Collins took the matter under advisement.

The suit was filed April 1, 2004, by then-Alaska Attorney General Gregg Renkes, claiming the company had misrepresented facts in connection with its January 2001 merger with America Online.

The lawsuit claims the state's biggest loser through subsequent investments in Time Warner securities was the Alaska Permanent Fund. Its loss was listed at $50 million.

Barbur, representing Time Warner and three of the five individuals named as corporate officers, noted that Alaska is one of six states involved in a federal lawsuit in New York against the same defendants.

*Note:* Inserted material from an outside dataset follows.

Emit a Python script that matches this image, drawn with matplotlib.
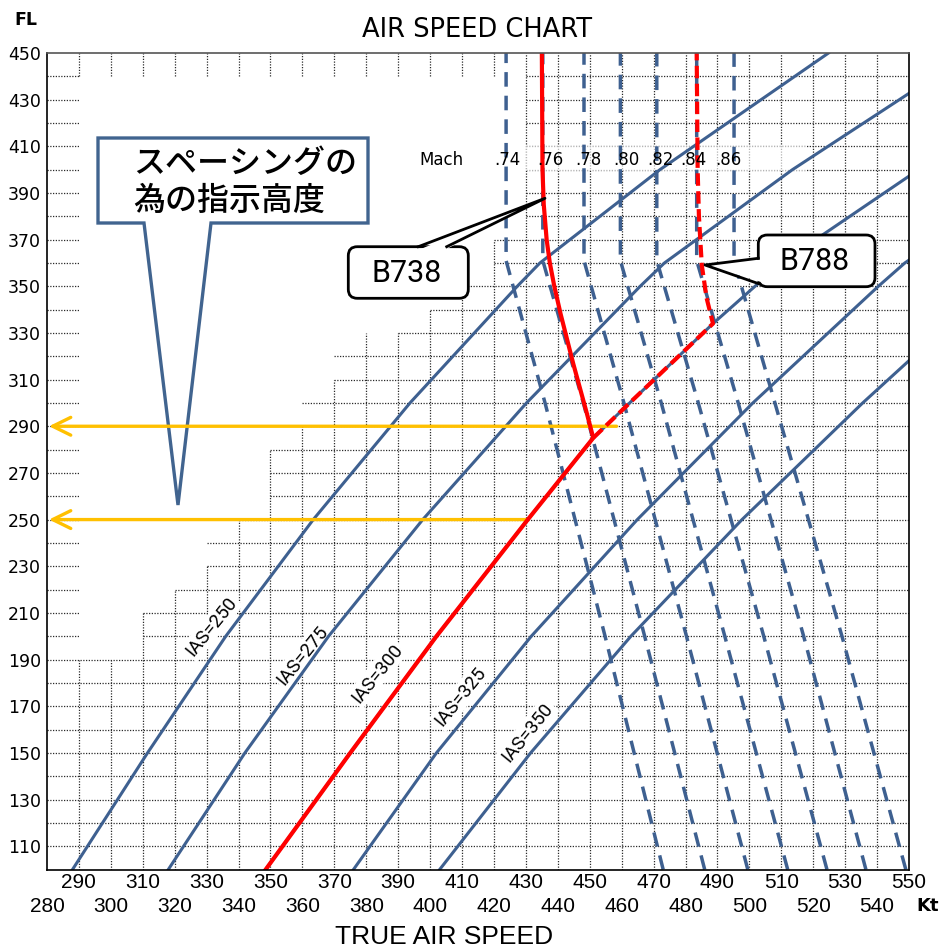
import matplotlib
matplotlib.use('Agg')
import matplotlib.pyplot as plt
from matplotlib.patches import Polygon, FancyBboxPatch, Rectangle
from matplotlib.transforms import Affine2D

# 1. Values (TAS in kt against flight level)
ias_names = ['IAS=250', 'IAS=275', 'IAS=300', 'IAS=325', 'IAS=350']

ias250_fl = [100, 150, 200, 250, 300, 350, 360, 400, 450]
ias250_kt = [288.0, 311.5, 336.0, 363.4, 393.7, 427.3, 434.4, 472.0, 524.8]
ias275_fl = [100, 150, 200, 250, 300, 350, 360, 400, 450]
ias275_kt = [318.0, 342.0, 368.2, 397.7, 430.2, 465.8, 473.4, 513.5, 569.3]
ias300_fl = [100, 150, 200, 250, 285, 300, 334, 360, 400]
ias300_kt = [348.5, 375.0, 402.0, 430.6, 451.1, 462.5, 488.6, 510.0, 553.0]
ias325_fl = [100, 150, 200, 250, 300, 350, 360, 370]
ias325_kt = [376.0, 402.0, 431.7, 464.9, 501.1, 540.4, 548.7, 559.4]
ias350_fl = [100, 150, 200, 250, 300, 320]
ias350_kt = [403.0, 431.5, 462.9, 497.7, 535.5, 551.5]

# constant Mach lines (dashed)
mach_names = ['.74', '.76', '.78', '.80', '.82', '.84', '.86']
mach_fl = [100, 200, 300, 361, 450]
m74_kt = [473.0, 454.8, 436.0, 423.8, 423.8]
m76_kt = [486.0, 467.2, 448.0, 435.3, 435.3]
m78_kt = [499.5, 480.3, 460.7, 448.2, 448.2]
m80_kt = [512.0, 492.3, 472.4, 459.6, 459.6]
m82_kt = [524.3, 504.5, 484.0, 471.0, 471.0]
m84_kt = [536.5, 517.0, 496.5, 483.5, 483.5]
m86_kt = [549.0, 529.0, 508.0, 495.2, 495.2]

# aircraft profiles (red)
b738_fl = [100, 150, 200, 250, 285, 296, 317, 338, 350, 360, 370, 385, 400, 450]
b738_kt = [348.5, 375.0, 402.0, 430.6, 451.1, 449.0, 444.8, 440.9, 438.9, 437.5,
           436.5, 435.6, 435.2, 435.0]
b788_fl = [285, 300, 334, 345, 359, 380, 400, 450]
b788_kt = [451.1, 462.5, 488.6, 486.6, 485.1, 484.2, 483.8, 483.5]

# assigned levels (yellow arrows) and where they start
arrow_fl = [290, 250]
arrow_kt = [458.4, 430.6]

# stepped grid: top of each vertical line, start of each horizontal line
grid_kt = list(range(290, 550, 10))
grid_kt_top = [190, 190, 210, 220, 230, 250, 280, 290, 310, 330, 330, 340, 350, 370] + [450] * 12
grid_fl = list(range(110, 450, 10))
grid_fl_start = [280] * 9 + [310, 310, 320, 330, 330, 340, 350, 350, 350, 360, 360,
                             370, 370, 390, 400, 410, 420, 420] + [430] * 7

x_major = list(range(290, 551, 20))
x_minor = list(range(280, 541, 20))
y_ticks = list(range(110, 451, 20))

BLUE = '#3E6090'
RED = '#FF0000'
YELLOW = '#FFC000'

# 2. Figure, axes placed like the original
fig = plt.figure(figsize=(9.41, 9.49), dpi=100)
ax = fig.add_axes([47 / 941, 1 - 869.5 / 949, 862 / 941, 816.5 / 949])
# pixel coordinates (origin top-left) for the callouts and loose texts
px = Affine2D().scale(1 / 941, -1 / 949).translate(0, 1) + fig.transFigure

# 3. Grid (only in the lower right part, with short stubs on the edges)
gkw = dict(color='#2a2a2a', lw=0.9, ls=(0, (1, 1.2)), zorder=1)
for x, top in zip(grid_kt, grid_kt_top):
    ax.plot([x, x], [100, top], **gkw)
    if top < 440:
        ax.plot([x, x], [440, 450], **gkw)
for y, start in zip(grid_fl, grid_fl_start):
    ax.plot([start, 550], [y, y], **gkw)
    if start > 290:
        ax.plot([280, 290], [y, y], **gkw)

# 4. Curves
for kt, fl in [(ias250_kt, ias250_fl), (ias275_kt, ias275_fl), (ias300_kt, ias300_fl),
               (ias325_kt, ias325_fl), (ias350_kt, ias350_fl)]:
    ax.plot(kt, fl, color=BLUE, lw=2.2, zorder=3)

for kt in [m74_kt, m76_kt, m78_kt, m80_kt, m82_kt, m84_kt, m86_kt]:
    ax.plot(kt, mach_fl, color=BLUE, lw=2.5, ls=(0, (4.2, 2.6)), zorder=3)

ax.plot(b738_kt, b738_fl, color=RED, lw=3.0, zorder=5)
ax.plot(b788_kt, b788_fl, color=RED, lw=3.0, ls=(0, (3.0, 1.3)), zorder=5)

for fl, kt in zip(arrow_fl, arrow_kt):
    ax.annotate('', xy=(280.6, fl), xytext=(kt, fl), zorder=4.5,
                arrowprops=dict(arrowstyle='->,head_length=0.65,head_width=0.32',
                                color=YELLOW, lw=2.4, mutation_scale=20,
                                shrinkA=0, shrinkB=0))

# IAS labels along the lines
ias_lab_kt = [331.5, 360.0, 383.5, 409.5, 430.5]
ias_lab_fl = [204.0, 191.8, 184.0, 174.0, 158.8]
for name, x, y in zip(ias_names, ias_lab_kt, ias_lab_fl):
    ax.text(x, y, name, rotation=51, rotation_mode='anchor', ha='center', va='center',
            fontsize=13.5, family='Roboto', zorder=2,
            bbox=dict(boxstyle='square,pad=0.1', fc='white', ec='none'))

# Mach row
ax.add_patch(Rectangle((430, 399.5), 88, 10.5, fc='white', ec='none', alpha=0.65, zorder=1.5))
ax.text(403.4, 404.2, 'Mach', ha='center', va='center', fontsize=12, zorder=6)
mach_lab_kt = [424.1, 437.8, 449.7, 461.6, 472.1, 482.6, 493.3]
for name, x in zip(mach_names, mach_lab_kt):
    ax.text(x, 404.2, name, ha='center', va='center', fontsize=12, zorder=6)

# 5. Callouts
jp_shape = [(98, 138), (368, 138), (368, 223), (211, 223), (178, 505), (144, 223), (98, 223)]
ax.add_patch(Polygon(jp_shape, closed=True, transform=px, fc='white', ec='#41648F',
                     lw=2.4, joinstyle='miter', clip_on=False, zorder=4))
ax.text(133, 164, 'スペーシングの', transform=px, fontsize=23, family=['Noto Sans CJK JP'],
        fontweight='medium', ha='left', va='center', zorder=4.2)
ax.text(133, 201, '為の指示高度', transform=px, fontsize=23, family=['Noto Sans CJK JP'],
        fontweight='medium', ha='left', va='center', zorder=4.2)

ax.add_patch(FancyBboxPatch((348.3, 246.7), 120, 51.6, boxstyle='round,pad=0,rounding_size=9',
                            transform=px, fc='white', ec='black', lw=2.0, clip_on=False, zorder=6))
ax.add_patch(Polygon([(419.5, 249.5), (445.5, 249.5), (545, 198.3)], closed=True, transform=px,
                     fc='white', ec='none', clip_on=False, zorder=6.1))
ax.plot([418.3, 545, 446.7], [246.7, 198.3, 246.7], transform=px, color='black', lw=2.0,
        clip_on=False, zorder=6.2)
ax.text(407, 273, 'B738', transform=px, fontsize=22, family='Roboto', ha='center', va='center',
        zorder=6.3)

ax.add_patch(FancyBboxPatch((758.3, 235), 116.7, 51.7, boxstyle='round,pad=0,rounding_size=9',
                            transform=px, fc='white', ec='black', lw=2.0, clip_on=False, zorder=6))
ax.add_patch(Polygon([(761, 259.5), (761, 282), (705, 265)], closed=True, transform=px,
                     fc='white', ec='none', clip_on=False, zorder=6.1))
ax.plot([758.3, 705, 759.5], [258.3, 265, 284], transform=px, color='black', lw=2.0,
        clip_on=False, zorder=6.2)
ax.text(815, 261, 'B788', transform=px, fontsize=22, family='Roboto', ha='center', va='center',
        zorder=6.3)

# 6. Axes, ticks and titles
ax.set_xlim(280, 550)
ax.set_ylim(100, 450)
ax.set_xticks(x_major)
ax.set_xticklabels([str(v) for v in x_major], fontsize=15, family='Liberation Sans')
ax.set_xticks(x_minor, minor=True)
ax.set_xticklabels([str(v) for v in x_minor], minor=True, fontsize=15, family='Liberation Sans')
ax.set_yticks(y_ticks)
ax.set_yticklabels([str(v) for v in y_ticks], fontsize=12.5)
ax.tick_params(axis='x', which='major', length=0, pad=2.5)
ax.tick_params(axis='x', which='minor', length=0, pad=19.5)
ax.tick_params(axis='y', length=0, pad=4.5)
for side in ['left', 'right', 'bottom']:
    ax.spines[side].set_linewidth(1.2)
    ax.spines[side].set_color('black')
ax.spines['top'].set_linewidth(1.2)
ax.spines['top'].set_color('#555555')
for sp in ax.spines.values():
    sp.set_zorder(7)

fig.text(477.5, 30, 'AIR SPEED CHART', transform=px, fontsize=18.5, ha='center', va='center')
fig.text(26, 20, 'FL', transform=px, fontsize=12.5, fontweight='bold', ha='center', va='center')
fig.text(928, 906, 'Kt', transform=px, fontsize=13, fontweight='bold', ha='center', va='center')
fig.text(444, 937, 'TRUE AIR SPEED', transform=px, fontsize=19, family='Liberation Sans',
         ha='center', va='center')

fig.savefig('out.png', dpi=100)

Alaskans can go there to argue their case, he said.

James Finberg, a San Francisco attorney working with Alaska on the case, said the state filed the lawsuit here because state law better addresses the state's concerns.

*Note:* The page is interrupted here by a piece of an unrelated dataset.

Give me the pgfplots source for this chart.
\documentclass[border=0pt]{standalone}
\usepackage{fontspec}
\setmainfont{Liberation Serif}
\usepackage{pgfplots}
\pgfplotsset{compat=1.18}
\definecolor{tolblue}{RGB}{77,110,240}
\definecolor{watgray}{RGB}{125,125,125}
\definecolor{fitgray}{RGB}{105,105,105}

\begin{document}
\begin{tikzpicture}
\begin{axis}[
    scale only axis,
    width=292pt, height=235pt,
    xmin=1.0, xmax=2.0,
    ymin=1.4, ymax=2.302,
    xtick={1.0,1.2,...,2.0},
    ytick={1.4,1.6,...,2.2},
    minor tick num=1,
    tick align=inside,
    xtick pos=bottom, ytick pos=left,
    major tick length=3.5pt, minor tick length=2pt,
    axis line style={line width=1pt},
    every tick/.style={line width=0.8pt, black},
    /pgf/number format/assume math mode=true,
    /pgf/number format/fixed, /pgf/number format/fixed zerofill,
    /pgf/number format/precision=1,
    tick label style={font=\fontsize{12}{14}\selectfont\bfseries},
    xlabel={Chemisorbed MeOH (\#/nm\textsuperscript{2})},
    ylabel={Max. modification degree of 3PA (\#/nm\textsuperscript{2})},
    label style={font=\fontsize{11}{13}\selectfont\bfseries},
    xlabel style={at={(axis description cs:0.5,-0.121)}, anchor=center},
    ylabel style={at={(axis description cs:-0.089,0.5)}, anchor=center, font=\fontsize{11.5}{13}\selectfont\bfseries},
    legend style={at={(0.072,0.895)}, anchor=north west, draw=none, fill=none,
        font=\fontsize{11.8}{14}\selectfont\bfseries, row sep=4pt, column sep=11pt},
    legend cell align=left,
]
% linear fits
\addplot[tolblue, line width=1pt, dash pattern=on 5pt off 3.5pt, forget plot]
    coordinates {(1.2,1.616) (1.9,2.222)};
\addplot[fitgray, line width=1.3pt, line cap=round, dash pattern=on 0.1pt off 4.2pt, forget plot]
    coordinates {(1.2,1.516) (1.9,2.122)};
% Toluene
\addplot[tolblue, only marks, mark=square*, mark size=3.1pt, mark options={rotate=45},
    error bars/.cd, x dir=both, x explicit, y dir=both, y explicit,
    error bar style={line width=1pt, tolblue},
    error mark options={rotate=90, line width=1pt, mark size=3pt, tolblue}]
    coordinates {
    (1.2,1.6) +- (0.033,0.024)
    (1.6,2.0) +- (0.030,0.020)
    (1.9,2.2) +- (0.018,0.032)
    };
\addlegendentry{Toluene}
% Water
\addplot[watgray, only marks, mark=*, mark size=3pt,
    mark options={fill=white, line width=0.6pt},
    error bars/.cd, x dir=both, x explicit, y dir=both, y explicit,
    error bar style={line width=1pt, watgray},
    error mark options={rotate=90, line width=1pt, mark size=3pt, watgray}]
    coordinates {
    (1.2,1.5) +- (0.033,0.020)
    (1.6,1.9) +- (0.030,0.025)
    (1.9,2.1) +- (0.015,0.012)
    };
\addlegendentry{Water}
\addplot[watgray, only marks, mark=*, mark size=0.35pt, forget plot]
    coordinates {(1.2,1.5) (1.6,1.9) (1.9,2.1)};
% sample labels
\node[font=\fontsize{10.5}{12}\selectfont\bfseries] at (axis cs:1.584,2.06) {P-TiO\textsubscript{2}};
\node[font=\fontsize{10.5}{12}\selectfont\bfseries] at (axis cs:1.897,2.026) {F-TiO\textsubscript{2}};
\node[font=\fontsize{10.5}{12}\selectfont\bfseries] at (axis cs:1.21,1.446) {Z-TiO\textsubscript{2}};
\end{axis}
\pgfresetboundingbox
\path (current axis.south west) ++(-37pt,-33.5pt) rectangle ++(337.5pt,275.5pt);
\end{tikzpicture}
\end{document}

"Federal law is less favorable to the plaintiffs than Alaska law," he said.

Defense attorneys argued that statements were sent to investors nationwide, and the company did not target Alaskans. Key in their arguments was a U.S. Supreme Court ruling on jurisdiction in a libel case involving Shirley Jones and the National Enquirer.

Barbur argued that in addition to documents not being targeted to Alaska, the state didn't bear the brunt of the alleged injury, following what he took from the findings in the Jones case.

"The defendants themselves have caused the injury in Alaska," Finberg countered.

He argued that state jurisdiction shouldn't be limited to New York and Virginia, where Time Warner does business.

"The standard according to the Supreme Court should be fair play and justice," he said. "In the age of air travel with well-heeled defendants, it is not unreasonable to have jurisdiction in Alaska."

In addition to Time Warner, the 56-page lawsuit names the accounting firm of Ernst and Young and securities underwriter Morgan Stanley and Company.

Attorney Rick Pepperman from New York noted that his client, Morgan Stanley, had been dismissed from the federal lawsuit.

Pepperman said the state alleged Morgan Stanley had made false statements in its opinion concerning the post-merger securities, although the firm believed its opinion to be true at the time. He noted that the opinion was issued in January 2000, "before the tech stock bubble burst."

The Alaska lawsuit charges that if Morgan Stanley did not know the truth about the securities, it should have.

Attorney Robert Hubbell from Los Angeles, representing Ernst and Young, said the company was working in New York and should not be held liable for accounting standards in all 50 states.

Named individually in the suit were Stephen M. Case, former chairman of the board of the merged company who resigned in 2003; Robert W. Pittman, a former chief operating officer for the company who resigned in 2002; J. Michael Kelly, chief financial officer for the company; David M. Colburn, who reported to Pittman and was terminated in 2002; and Eric Keller, who reported directly to Colburn.

Barbur represented Case, Pittman and Kelly. Attorneys for Colburn and Keller said they agreed with Barbur's points and added that their clients were not true corporate officers.